My journey to feel better about myself through the action of not using mirrors ended yesterday. It was quite the experience and I am really glad I was able to take a month out of my life to create and participate in trying something new to benefit myself. So often in life, caring about yourself and doing something that is going to make a difference for yourself is overlooked. Many people put a lot of effort and time into helping others that they forget to help themselves.
My mission was to feel better about my body when I looked in the mirror. There has always been an unconscious effort to point out my physical flaws when I looked in the mirror. So, at the end of this 30 day period, I can successfully say that it did have quite an impact on the way I see myself. After spending a month feeling smooth curves, strong muscles, and how I felt inside I realize there’s so much more that I was missing out on. Associating my body with fat was doing a disservice to myself.
There’s a difference between being self aware and being negative. I never call myself fat and I would never tell anyone I was either. I have maintained that I am chubby, not a place I want to be either but fat has such a negative connotation to me. Everyone has fat on their body so being all fat is not true. My legs are quite muscular, my shoulders are more defined than I give them credit for, my forearms are slender, I’m smaller around the hips. My problem is my stomach… and my chin if you’re trying to take my picture. I have other spots I’d like to see reduction in but main issue has always been my stomach. That’s why I give myself a mental beating in the mirror because that’s mainly what I see. I know I need to lose weight but there is no reason to constantly focus on the negative.
So, not looking in the mirror helped me realize that feeling good about how I look makes me more confident in every day life. I found myself being a little more outgoing when I wasn’t worried out I looked. Now, don’t get me wrong. I am not outgoing. However, I walked around a bit more talking to people at work and found myself more willing to say hello when I was out and about. I felt comfortable in my skin for the most part. I allowed myself to feel thin and be happy that I’m heading in the direction I want to be in physically.
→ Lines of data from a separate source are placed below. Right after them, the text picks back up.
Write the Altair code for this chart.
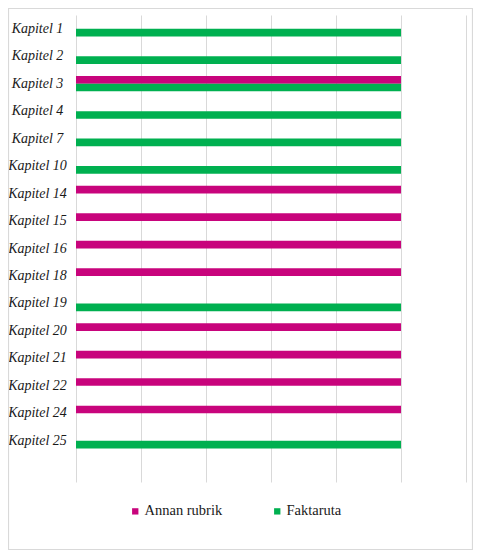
import altair as alt
import pandas as pd

chapters = ["Kapitel 1", "Kapitel 2", "Kapitel 3", "Kapitel 4", "Kapitel 7", "Kapitel 10",
            "Kapitel 14", "Kapitel 15", "Kapitel 16", "Kapitel 18", "Kapitel 19", "Kapitel 20",
            "Kapitel 21", "Kapitel 22", "Kapitel 24", "Kapitel 25"]
series = ["Annan rubrik", "Faktaruta"]
annan = [0, 0, 1, 0, 0, 0, 1, 1, 1, 1, 0, 1, 1, 1, 1, 0]
fakta = [1, 1, 1, 1, 1, 1, 0, 0, 0, 0, 1, 0, 0, 0, 0, 1]
colors = ["#C8047C", "#00B050"]

rows = []
for c, a, f in zip(chapters, annan, fakta):
    if a:
        rows.append({"kapitel": c, "typ": series[0], "v": a})
    if f:
        rows.append({"kapitel": c, "typ": series[1], "v": f})
df = pd.DataFrame(rows)

domain_y = chapters + [" "]

bars = alt.Chart(df).mark_bar().encode(
    x=alt.X("v:Q", scale=alt.Scale(domain=[0, 1.2], nice=False),
            axis=alt.Axis(title=None, labels=False, ticks=False, domain=False,
                          values=[0, 0.2, 0.4, 0.6, 0.8, 1.0, 1.2],
                          grid=True, gridColor="#d9d9d9", gridWidth=1)),
    y=alt.Y("kapitel:N", sort=domain_y,
            scale=alt.Scale(domain=domain_y, paddingInner=0.44, paddingOuter=0.22),
            axis=alt.Axis(title=None, ticks=False, domain=False, grid=False,
                          labelAlign="center", labelPadding=39,
                          labelFont="Liberation Serif", labelFontStyle="italic",
                          labelFontSize=14, labelColor="#1a1a1a")),
    yOffset=alt.YOffset("typ:N", scale=alt.Scale(domain=series, paddingInner=0, paddingOuter=0)),
    color=alt.Color("typ:N", scale=alt.Scale(domain=series, range=colors),
                    legend=alt.Legend(title=None, orient="none", legendX=52, legendY=489,
                                      direction="horizontal", columns=2, symbolType="square",
                                      symbolSize=40, symbolStrokeWidth=0, labelOffset=2,
                                      gridAlign="all", columnPadding=47,
                                      labelFont="Liberation Serif", labelFontStyle="normal",
                                      labelFontSize=14.5, labelColor="#1a1a1a")),
)

border = alt.Chart(pd.DataFrame({"a": [0]})).mark_rect(
    fill="transparent", stroke="#d9d9d9", strokeWidth=1.2
).encode(
    x=alt.value(-67.5), x2=alt.value(396.5), y=alt.value(-6.5), y2=alt.value(534.5)
)

chart = alt.layer(border, bars).properties(
    width=390, height=467,
    padding={"left": 68, "top": 7, "right": 7, "bottom": 68},
    autosize=alt.AutoSizeParams(type="none"),
    background="white",
).configure_view(strokeOpacity=0)

chart.save("out.html", embed_options={"renderer": "svg", "actions": False})
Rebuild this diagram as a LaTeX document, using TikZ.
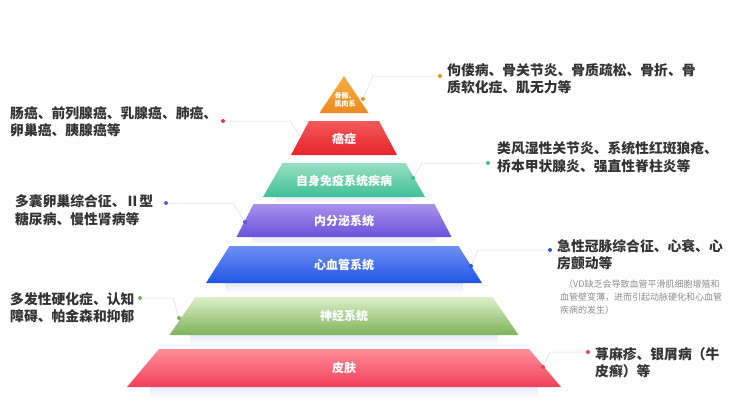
\documentclass[tikz,border=0pt]{standalone}
\usepackage{fontspec}
\setmainfont{Noto Sans CJK SC}
\usepackage{xcolor}
\usepackage{tikz}

\definecolor{orangeT}{HTML}{F7B043}
\definecolor{orangeB}{HTML}{EC8A1E}
\definecolor{redT}{HTML}{F25A5A}
\definecolor{redB}{HTML}{E8222A}
\definecolor{tealT}{HTML}{98DFC4}
\definecolor{tealB}{HTML}{3EC096}
\definecolor{purT}{HTML}{A792EC}
\definecolor{purB}{HTML}{6C52DA}
\definecolor{bluT}{HTML}{6E90F3}
\definecolor{bluB}{HTML}{2255E6}
\definecolor{grnT}{HTML}{DCEFC8}
\definecolor{grnB}{HTML}{7EB25A}
\definecolor{pnkT}{HTML}{FF8E9A}
\definecolor{pnkB}{HTML}{F0405A}
\definecolor{ink}{HTML}{333333}
\definecolor{glow}{HTML}{E6EAFA}

\tikzset{
    layerlabel/.style={text=white,font=\bfseries\fontsize{12}{14}\selectfont,inner sep=0pt},
    desc/.style={text=ink,font=\bfseries\fontsize{13.8}{17.5}\selectfont,align=left,inner sep=0pt,anchor=west},
    note/.style={text=black!45,font=\fontsize{9}{13}\selectfont,align=left,inner sep=0pt,anchor=west},
    leader/.style={draw=black!14,line width=0.5pt},
    shadowbar/.style={top color=glow,bottom color=white,draw=none},
}

\begin{document}
\begin{tikzpicture}[x=1pt,y=-1pt]
    \useasboundingbox (0,0) rectangle (730,408);

    % pyramid layers
    \shade[shadowbar] (150,387) rectangle (538,398);
    \shade[top color=pnkT,bottom color=pnkB] (159,349) -- (529,349) -- (561,387) -- (127,387) -- cycle;
    \node[layerlabel] (skin) at (344,368) {皮肤};

    \shade[shadowbar] (190,335) rectangle (498,345);
    \shade[top color=grnT,bottom color=grnB] (195.5,297) -- (492.5,297) -- (518.5,335) -- (169.5,335) -- cycle;
    \node[layerlabel] (nerve) at (344,316) {神经系统};

    \shade[shadowbar] (225,283) rectangle (463,293);
    \shade[top color=bluT,bottom color=bluB] (229.5,246) -- (458.5,246) -- (482,283) -- (206,283) -- cycle;
    \node[layerlabel] (heart) at (344,265) {心血管系统};

    \shade[shadowbar] (252,237) rectangle (436,244);
    \shade[top color=purT,bottom color=purB] (253.5,204) -- (434.5,204) -- (451.5,237) -- (236.5,237) -- cycle;
    \node[layerlabel] (endo) at (344,221) {内分泌系统};

    \shade[shadowbar] (276,197) rectangle (412,203);
    \shade[top color=tealT,bottom color=tealB] (282.5,163) -- (405.5,163) -- (425,197) -- (263,197) -- cycle;
    \node[layerlabel] (immune) at (344,181) {自身免疫系统疾病};

    \shade[top color=redT,bottom color=redB] (309,121) -- (379,121) -- (397,155) -- (291,155) -- cycle;
    \node[layerlabel] (cancer) at (344,139) {癌症};

    \shade[top color=orangeT,bottom color=orangeB] (344,76) -- (368.5,113) -- (319.5,113) -- cycle;
    \node[text=white,font=\bfseries\fontsize{7}{8.5}\selectfont,align=center,inner sep=0pt] (bone) at (345,100) {骨骼、\\肌肉系};

    % leader lines
    \coordinate (boneA) at (363,99);
    \coordinate (boneK) at (373,76);
    \coordinate (boneB) at (440,76);
    \draw[leader] (boneA) -- (boneK) -- (boneB);

    \coordinate (cancerA) at (302,139);
    \coordinate (cancerK) at (290,121);
    \coordinate (cancerB) at (223,121);
    \draw[leader] (cancerA) -- (cancerK) -- (cancerB);

    \coordinate (immuneA) at (413,178);
    \coordinate (immuneK) at (422,163);
    \coordinate (immuneB) at (488,163);
    \draw[leader] (immuneA) -- (immuneK) -- (immuneB);

    \coordinate (endoA) at (245,222);
    \coordinate (endoK) at (233,203);
    \coordinate (endoB) at (166,203);
    \draw[leader] (endoA) -- (endoK) -- (endoB);

    \coordinate (heartA) at (471,266);
    \coordinate (heartK) at (478,250);
    \coordinate (heartB) at (550,250);
    \draw[leader] (heartA) -- (heartK) -- (heartB);

    \coordinate (nerveA) at (179,318);
    \coordinate (nerveK) at (173,298);
    \coordinate (nerveB) at (140,298);
    \draw[leader] (nerveA) -- (nerveK) -- (nerveB);

    \coordinate (skinA) at (543,367);
    \coordinate (skinK) at (550,352);
    \coordinate (skinB) at (588,352);
    \draw[leader] (skinA) -- (skinK) -- (skinB);

    % end dots
    \fill[orangeB] (boneA) circle (2pt) (boneB) circle (2pt);
    \fill[redB!90] (cancerA) circle (2pt) (cancerB) circle (2pt);
    \fill[tealB] (immuneA) circle (2pt) (immuneB) circle (2pt);
    \fill[purB] (endoA) circle (2pt) (endoB) circle (2pt);
    \fill[bluB] (heartA) circle (2pt) (heartB) circle (2pt);
    \fill[grnB] (nerveA) circle (2pt) (nerveB) circle (2pt);
    \fill[pnkB] (skinA) circle (2pt) (skinB) circle (2pt);

    % descriptions
    \node[desc] (boneText) at (447,78.5) {佝偻病、骨关节炎、骨质疏松、骨折、骨\\质软化症、肌无力等};
    \node[desc] (cancerText) at (10,121.5) {肠癌、前列腺癌、乳腺癌、肺癌、\\卵巢癌、胰腺癌等};
    \node[desc] (immuneText) at (497,157) {类风湿性关节炎、系统性红斑狼疮、\\桥本甲状腺炎、强直性脊柱炎等};
    \node[desc] (endoText) at (15,210) {多囊卵巢综合征、Ⅱ型\\糖尿病、慢性肾病等};
    \node[desc] (heartText) at (557,254.5) {急性冠脉综合征、心衰、心\\房颤动等};
    \node[note] (heartNote) at (560,297) {\hspace*{4pt}（VD缺乏会导致血管平滑肌细胞增殖和\\血管壁变薄，进而引起动脉硬化和心血管\\疾病的发生）};
    \node[desc] (nerveText) at (10,307.5) {多发性硬化症、认知\\障碍、帕金森和抑郁};
    \node[desc] (skinText) at (595,362.5) {荨麻疹、银屑病（牛\\皮癣）等};
\end{tikzpicture}
\end{document}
I did feel like a vampire though. When I’d walk into the restroom at the office, I’d look at the mirror before I got to it. Never seeing myself in the mirror was a little off putting but it became more of a game by the end of the month. The ways I’d avoid the mirror got to be comical. Of course, this is only out in public as the mirror is properly blocked off at home. The mirrors out in nature, aka everywhere, are difficult to be avoided. I realized how often I was looking in the mirror by not looking in them. I don’t need a mirror to validate my looks. I need to feel good on the inside and then the mirror will be generally unnecessary for how I was using it.
I looked in the mirror for the first time in a month this morning and for the first time ever, I smiled. This is what I instinctively called fat every day for years? I realize how little credit I give myself in terms of the positive. Do I still have work to do? Yes. Am I going to obsess about how I look in the interim? No.
I also discovered I had lost 8lbs! So, by paying attention to how I felt and being positive I was able to appreciate myself and the weight reciprocated those actions into results. I appreciate that, body. In an effort to continue the progress, I’ve decided to continue doing this until the end of the year. Now, I will probably wait until October 1st to be solid again because I have caught myself glancing and looking today. I need some time to appreciate and see how I will react to this rediscovered ability to look in the mirror. Then, I want to be back on it. Focusing on the body that I want and feeling good while I’m on my way.